What you are asked to do ▸ Return all lines where the word "this" can be found.

Records provided ▸
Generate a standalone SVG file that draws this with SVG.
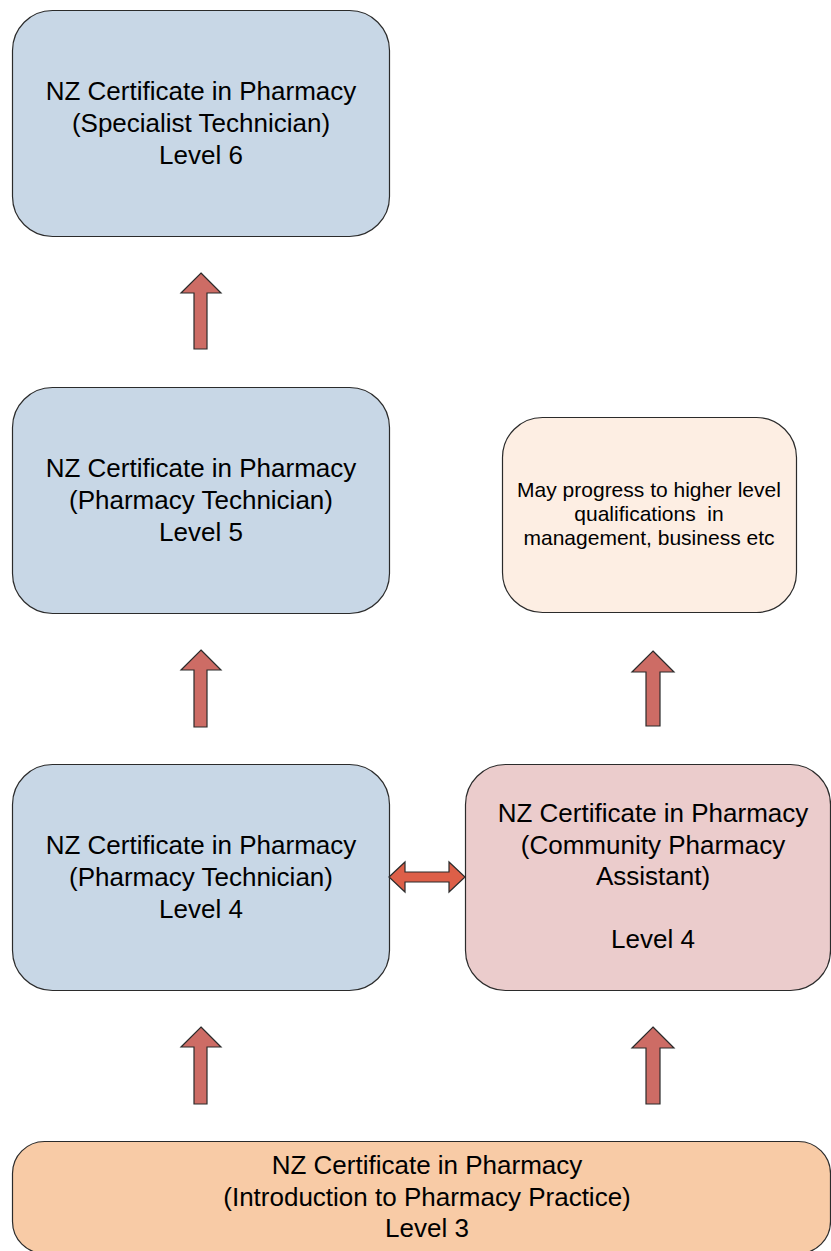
<svg xmlns="http://www.w3.org/2000/svg" width="831" height="1251" viewBox="0 0 831 1251">
<style>
.box{stroke:#2b2b2b;stroke-width:1.2}
.blue{fill:#c8d7e6}
.pink{fill:#ebcccc}
.peach{fill:#fdeee3}
.orange{fill:#f8cba6}
.t{font-family:"Liberation Sans",Arial,sans-serif;font-size:26px;fill:#000;text-anchor:middle}
.s{font-family:"Liberation Sans",Arial,sans-serif;font-size:21px;fill:#000;text-anchor:middle}
.arr{fill:#cd6c65;stroke:#2b2b2b;stroke-width:1.2;stroke-linejoin:miter}
.darr{fill:#dd5f48;stroke:#2b2b2b;stroke-width:1.2}
</style>
<rect width="831" height="1251" fill="#fff"/>
<g id="level6">
<rect class="box blue" x="12.5" y="10.5" width="377" height="226" rx="40"/>
<text class="t" x="201" y="100">NZ Certificate in Pharmacy</text>
<text class="t" x="201" y="132">(Specialist Technician)</text>
<text class="t" x="201" y="164">Level 6</text>
</g>
<g id="level5">
<rect class="box blue" x="12.5" y="387.5" width="377" height="226" rx="40"/>
<text class="t" x="201" y="477">NZ Certificate in Pharmacy</text>
<text class="t" x="201" y="509">(Pharmacy Technician)</text>
<text class="t" x="201" y="541">Level 5</text>
</g>
<g id="higher">
<rect class="box peach" x="502.5" y="417.5" width="294" height="195" rx="40"/>
<text class="s" x="649" y="497">May progress to higher level</text>
<text class="s" x="649" y="521" xml:space="preserve">qualifications  in</text>
<text class="s" x="649" y="545">management, business etc</text>
</g>
<g id="level4tech">
<rect class="box blue" x="12.5" y="764.5" width="377" height="226" rx="40"/>
<text class="t" x="201" y="854">NZ Certificate in Pharmacy</text>
<text class="t" x="201" y="886">(Pharmacy Technician)</text>
<text class="t" x="201" y="918">Level 4</text>
</g>
<g id="level4assist">
<rect class="box pink" x="465.5" y="764.5" width="365" height="226" rx="40"/>
<text class="t" x="653" y="822">NZ Certificate in Pharmacy</text>
<text class="t" x="653" y="854">(Community Pharmacy</text>
<text class="t" x="653" y="885">Assistant)</text>
<text class="t" x="653" y="948">Level 4</text>
</g>
<g id="level3">
<rect class="box orange" x="12.5" y="1141.5" width="818" height="112" rx="32"/>
<text class="t" x="427" y="1174">NZ Certificate in Pharmacy</text>
<text class="t" x="427" y="1206">(Introduction to Pharmacy Practice)</text>
<text class="t" x="427" y="1237">Level 3</text>
</g>
<g id="connectors">
<polygon class="arr" points="201,273 221,293 207,293 207,349 194,349 194,293 181,293"/>
<polygon class="arr" points="201,650 221,670 207,670 207,727 194,727 194,670 181,670"/>
<polygon class="arr" points="653,651 674,672 660,672 660,726 646,726 646,672 632,672"/>
<polygon class="arr" points="201,1027 221,1047 207,1047 207,1104 194,1104 194,1047 181,1047"/>
<polygon class="arr" points="653,1027 674,1048 660,1048 660,1104 646,1104 646,1048 632,1048"/>
<polygon class="darr" points="389,877 405,862 405,872 449,872 449,862 465,877 449,892 449,882 405,882 405,892"/>
</g>
</svg>
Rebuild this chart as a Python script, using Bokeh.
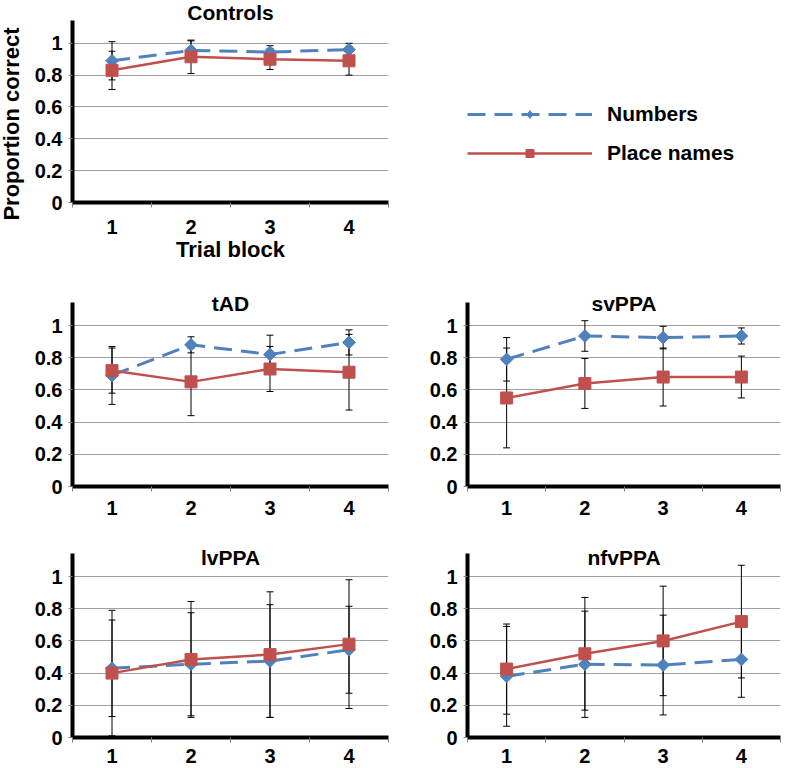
import math
from bokeh.plotting import figure
from bokeh.models import (Range1d, FixedTicker, Whisker, TeeHead, ColumnDataSource,
                          Title, Legend, LegendItem, Div)
from bokeh.layouts import row, column
from bokeh.embed import file_html
from bokeh.resources import INLINE

# ---------------- data ----------------
blocks = [1, 2, 3, 4]
block_labels = ["1", "2", "3", "4"]
y_ticks = [0, 0.2, 0.4, 0.6, 0.8, 1]
y_tick_labels = ["0", "0.2", "0.4", "0.6", "0.8", "1"]
series_names = ["Numbers", "Place names"]
y_axis_title = "Proportion correct"
x_axis_title = "Trial block"

controls_numbers = [0.89, 0.955, 0.945, 0.96]
controls_numbers_err = [0.12, 0.06, 0.04, 0.04]
controls_places = [0.83, 0.915, 0.90, 0.89]
controls_places_err = [0.12, 0.105, 0.065, 0.09]

tad_numbers = [0.69, 0.88, 0.82, 0.895]
tad_numbers_err = [0.18, 0.05, 0.12, 0.078]
tad_places = [0.72, 0.65, 0.73, 0.71]
tad_places_err = [0.14, 0.21, 0.14, 0.235]

svppa_numbers = [0.79, 0.935, 0.925, 0.935]
svppa_numbers_err = [0.135, 0.095, 0.07, 0.05]
svppa_places = [0.55, 0.64, 0.68, 0.68]
svppa_places_err = [0.31, 0.155, 0.18, 0.13]

lvppa_numbers = [0.43, 0.455, 0.475, 0.545]
lvppa_numbers_err = [0.30, 0.32, 0.35, 0.27]
lvppa_places = [0.40, 0.485, 0.515, 0.58]
lvppa_places_err = [0.39, 0.36, 0.39, 0.40]

nfvppa_numbers = [0.38, 0.455, 0.45, 0.485]
nfvppa_numbers_err = [0.31, 0.33, 0.31, 0.235]
nfvppa_places = [0.425, 0.52, 0.60, 0.72]
nfvppa_places_err = [0.28, 0.35, 0.34, 0.35]

# ---------------- style ----------------
FONT = "Liberation Sans"
BLUE = "#4F81BD"
RED = "#C0504D"
Y_END = 1.143


def make_panel(title, num, num_err, plc, plc_err, width, height, left, top, bottom,
               title_standoff, x_standoff, x_label=None):
    p = figure(width=width, height=height, x_range=Range1d(0.5, 4.5),
               y_range=Range1d(0, Y_END), output_backend="svg",
               toolbar_location=None, tools="",
               min_border_left=left, min_border_right=2,
               min_border_top=top, min_border_bottom=bottom)
    p.outline_line_color = None
    p.xgrid.visible = False
    p.ygrid.grid_line_color = "#a0a0a0"
    p.ygrid.grid_line_width = 1

    p.add_layout(Title(text=title, align="center", standoff=title_standoff,
                       text_font=FONT, text_font_size="21px",
                       text_font_style="bold", text_color="black"), "above")

    xa = p.xaxis[0]
    xa.ticker = FixedTicker(ticks=blocks, minor_ticks=[0.5, 1.5, 2.5, 3.5, 4.5])
    xa.major_label_overrides = dict(zip(blocks, block_labels))
    xa.axis_line_width = 4
    xa.axis_line_color = "black"
    xa.major_tick_out = 0
    xa.major_tick_in = 0
    xa.major_tick_line_color = None
    xa.minor_tick_out = 5
    xa.minor_tick_in = 0
    xa.minor_tick_line_color = "#808080"
    xa.major_label_standoff = x_standoff
    xa.major_label_text_font = FONT
    xa.major_label_text_font_size = "20px"
    xa.major_label_text_font_style = "bold"
    xa.major_label_text_color = "black"
    if x_label:
        xa.axis_label = x_label
        xa.axis_label_standoff = 0
        xa.axis_label_text_font = FONT
        xa.axis_label_text_font_size = "22px"
        xa.axis_label_text_font_style = "bold"
        xa.axis_label_text_color = "black"

    ya = p.yaxis[0]
    ya.ticker = FixedTicker(ticks=y_ticks)
    ya.major_label_overrides = dict(zip(y_ticks, y_tick_labels))
    ya.axis_line_width = 4
    ya.axis_line_color = "black"
    ya.major_tick_out = 4
    ya.major_tick_in = 0
    ya.major_tick_line_color = "#808080"
    ya.minor_tick_line_color = None
    ya.major_label_standoff = 6
    ya.major_label_text_font = FONT
    ya.major_label_text_font_size = "20px"
    ya.major_label_text_font_style = "bold"
    ya.major_label_text_color = "black"

    # Numbers series
    s_num = ColumnDataSource(dict(
        x=blocks, y=num,
        upper=[v + e for v, e in zip(num, num_err)],
        lower=[v - e for v, e in zip(num, num_err)]))
    p.line("x", "y", source=s_num, line_color=BLUE, line_width=3, line_dash="18 9")
    p.add_layout(Whisker(source=s_num, base="x", upper="upper", lower="lower",
                         dimension="height", line_color="black", line_width=1,
                         upper_head=TeeHead(size=7, line_color="black", line_width=1),
                         lower_head=TeeHead(size=7, line_color="black", line_width=1)))
    p.scatter("x", "y", source=s_num, marker="square", angle=math.pi / 4, size=9,
              fill_color=BLUE, line_color=BLUE)

    # Place names series
    s_plc = ColumnDataSource(dict(
        x=blocks, y=plc,
        upper=[v + e for v, e in zip(plc, plc_err)],
        lower=[v - e for v, e in zip(plc, plc_err)]))
    p.line("x", "y", source=s_plc, line_color=RED, line_width=2.5)
    p.add_layout(Whisker(source=s_plc, base="x", upper="upper", lower="lower",
                         dimension="height", line_color="black", line_width=1,
                         upper_head=TeeHead(size=7, line_color="black", line_width=1),
                         lower_head=TeeHead(size=7, line_color="black", line_width=1)))
    p.scatter("x", "y", source=s_plc, marker="square", size=12,
              fill_color=RED, line_color=RED)
    return p


LW, RW = 390, 392
YLAB_W = 24

# rotated y-axis title for the Controls panel
ylab = Div(text=('<div style="width:248px;height:24px;line-height:24px;'
                 'text-align:center;white-space:nowrap;'
                 'transform-origin:0 0;transform:translate(0px,248px) rotate(-90deg);'
                 "font-family:'Liberation Sans';font-weight:bold;font-size:22px;"
                 'color:black;">' + y_axis_title + '</div>'),
           width=YLAB_W, height=264, margin=0)

p_ctrl = make_panel("Controls", controls_numbers, controls_numbers_err,
                    controls_places, controls_places_err,
                    LW - YLAB_W, 264, 72 - YLAB_W, 20, 60, -7, 12,
                    x_label=x_axis_title)

# legend panel (proxy renderers use the Controls data but lie outside this panel's ranges)
pl = figure(width=RW, height=264, x_range=Range1d(-2, -1), y_range=Range1d(-2, -1),
            output_backend="svg", toolbar_location=None, tools="",
            x_axis_location=None, y_axis_location=None,
            min_border_left=0, min_border_top=20, min_border_right=0,
            min_border_bottom=60)
pl.grid.visible = False
pl.outline_line_color = None
r1 = pl.line(x=blocks, y=controls_numbers, line_color=BLUE, line_width=3,
             line_dash="18 9")
r2 = pl.scatter(x=blocks, y=controls_numbers, marker="diamond", size=13,
                fill_color=BLUE, line_color=BLUE)
r3 = pl.line(x=blocks, y=controls_places, line_color=RED, line_width=2.5)
r4 = pl.scatter(x=blocks, y=controls_places, marker="square", size=12,
                fill_color=RED, line_color=RED)
legend = Legend(items=[LegendItem(label=series_names[0], renderers=[r1, r2]),
                       LegendItem(label=series_names[1], renderers=[r3, r4])],
                location=(77, 37), orientation="vertical",
                glyph_width=125, glyph_height=20, label_height=20,
                label_standoff=15, spacing=15, padding=0, margin=0,
                border_line_color=None, background_fill_alpha=0,
                label_text_font=FONT, label_text_font_size="21px",
                label_text_font_style="bold", label_text_color="black")
pl.add_layout(legend)

p_tad = make_panel("tAD", tad_numbers, tad_numbers_err, tad_places, tad_places_err,
                   LW, 257, 72, 38, 35, -24, 9)
p_sv = make_panel("svPPA", svppa_numbers, svppa_numbers_err, svppa_places, svppa_places_err,
                  RW, 257, 77, 38, 35, -24, 9)
p_lv = make_panel("lvPPA", lvppa_numbers, lvppa_numbers_err, lvppa_places, lvppa_places_err,
                  LW, 247, 72, 32, 31, -31, 6)
p_nfv = make_panel("nfvPPA", nfvppa_numbers, nfvppa_numbers_err, nfvppa_places, nfvppa_places_err,
                   RW, 247, 77, 32, 31, -31, 6)

layout = column(row(ylab, p_ctrl, pl, spacing=0), row(p_tad, p_sv, spacing=0),
                row(p_lv, p_nfv, spacing=0), spacing=0)

open("out.html", "w").write(file_html(layout, INLINE))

Output below ▸
Generate a standalone SVG file that draws this with SVG.
Rebuild this chart as a Python script, using Bokeh.
# legend panel (proxy renderers use the Controls data but lie outside this panel's ranges)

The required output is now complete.